Data Lake enables seamless analytics of legacy data for Healthcare organization

Industry

Healthcare

Our Expertise

Data Lake and Cloud

Key Benefits

  • The enterprise data lake enabled downstream users to capitalize on the value in data, by bringing together internal and external datasets in a single place
  • Easy and fast access to variety of data
  • Capability to ingest and process any type of data i.e. structured, semi-structured and unstructured

Technologies Used

Spark
Cloudera

The Solution

The solution required us to create a data ecosystem (data lake and data pipeline) that would be a central location for providing business users and service groups with access to core data domains and critical data regarding patients and clinical trial results.  Based upon the business and technical requirements to enable the data lake, we envisioned a cloud-based platform that would accommodate different types of data and compute needs that were most relevant to the business – a data pipeline that ingests and transforms data to the data lake which acts as a central repository, discovery through a data catalog, data access methods to support disparate needs integrated with a cloud computing environment for applications and analytics.

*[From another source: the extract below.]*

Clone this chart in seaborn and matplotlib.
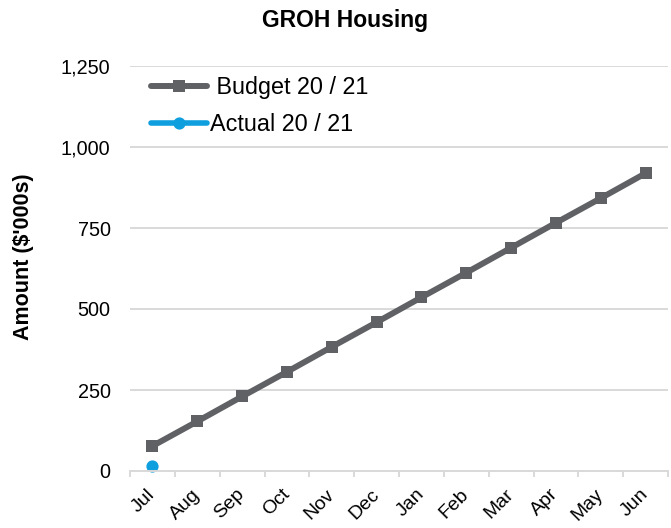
import matplotlib
matplotlib.use("Agg")
import matplotlib.pyplot as plt
import seaborn as sns
import numpy as np
import pandas as pd

months = ['Jul', 'Aug', 'Sep', 'Oct', 'Nov', 'Dec', 'Jan', 'Feb', 'Mar', 'Apr', 'May', 'Jun']
budget = [77, 153, 230, 306, 383, 459, 536, 612, 689, 766, 842, 919]
actual = [14]
y_ticks = [0, 250, 500, 750, 1000, 1250]

sns.set_theme(style='white')
plt.rcParams['font.family'] = ['Liberation Sans', 'DejaVu Sans']

fig = plt.figure(figsize=(6.71, 5.28), dpi=100)
# plot area: x 130..668 px, y 66..471 px
ax = fig.add_axes([130 / 671, 1 - 471 / 528, 538 / 671, 405 / 528])

x = np.arange(len(months))
df_budget = pd.DataFrame({'x': x, 'amount': budget})
df_actual = pd.DataFrame({'x': x[:len(actual)], 'amount': actual})

sns.lineplot(data=df_budget, x='x', y='amount', ax=ax, color='#5f6164', linewidth=4.3,
             marker='s', markersize=8.6, markeredgewidth=0, label=' Budget 20 / 21',
             clip_on=False)
sns.lineplot(data=df_actual, x='x', y='amount', ax=ax, color='#0f9ede', linewidth=4.0,
             marker='o', markersize=8.8, markeredgewidth=0, label='Actual 20 / 21',
             clip_on=False)

ax.set_xlim(-0.5, len(months) - 0.5)
ax.set_ylim(0, 1250)
ax.set_yticks(y_ticks)
ax.set_yticklabels([f'{v:,}' for v in y_ticks], fontsize=14.3, color='black')
ax.set_xticks(x)
ax.set_xticklabels(months, rotation=45, fontsize=14, color='black',
                   ha='right', va='center', rotation_mode='anchor')
ax.set_xticks(np.arange(-0.5, len(months), 1), minor=True)
ax.tick_params(axis='x', which='major', length=0, pad=15)
ax.tick_params(axis='x', which='minor', length=4.3, color='#d9d9d9', width=1.4,
               direction='out', bottom=True)
ax.tick_params(axis='y', length=0, pad=14)

ax.grid(axis='y', color='#d9d9d9', linewidth=1.4)
ax.set_axisbelow(True)
for s in ['left', 'right', 'top']:
    ax.spines[s].set_visible(False)
ax.spines['bottom'].set_color('#d9d9d9')
ax.spines['bottom'].set_linewidth(1.4)

ax.set_xlabel('')
ax.set_ylabel("Amount ($'000s)", fontsize=15.5, fontweight='bold', color='black')
ax.yaxis.set_label_coords(-0.178, 0.528)

fig.text(345 / 671, 1 - 27 / 528, 'GROH Housing', fontsize=16.5, fontweight='bold',
         ha='center', va='baseline', color='black')

leg = ax.legend(loc='upper left', bbox_to_anchor=(0.039, 0.975), frameon=False, fontsize=16.8,
                handlelength=2.4, handletextpad=0.15, labelspacing=0.6,
                borderpad=0, borderaxespad=0)
for t in leg.get_texts():
    t.set_color('black')

fig.savefig('out.png', dpi=100)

Microsoft Azure was chosen as the cloud provider and the solution was executed using the agile methodology.

At a high level, the main tasks consisted of

a) Building and supporting the Azure data lake platform
b) Master and Meta data management and Data Quality
c) Data modelling
d) ETL ingestion pipeline using Talend
e) Ingesting the cleansed, validated, transformed and normalised data in the data lake
f) Data warehouse creation on Snowflake
g) Security implementation
h) Continuous integration/continuous delivery (CI/CD) pipeline
i) Azure Cost Optimization

Summary

Our client is one of the largest health care organization in the United States. It has few nationally recognized academic hospitals. The organization is on an endeavor to modernize its IT system to accommodate their growing needs and save costs.

They had crucial and confidential data stored in silos across 55 data sources like IBM DashDB, Oracle DB, SQL server etc. in structured, semi structured and unstructured format.  It was critical to get all this data at one place to empower various data consumers and stakeholders across the organization for better data insights, decision making and analytics.

Ellicium  implemented the Data Lake on Azure Cloud after analyzing business  requirements and pain points of the customer.

Challenges

Current systems posed following challenges

  • Complex data structure in legacy source systems made self service reporting impossible
  • Variety of data sources
  • High data volume and complex business logic

The Results

  • An enterprise data lake was created which was available 24/7 for the downstream users.
  • This helped them to easily access enterprise wide data at a single place rather than being dependent on various internal and external systems to provide them data.
  • Downstream users can perform analysis at 2 levels i.e. via data cataloging services on Azure as well as using the datawarehouse on Snowflake for faster analytics.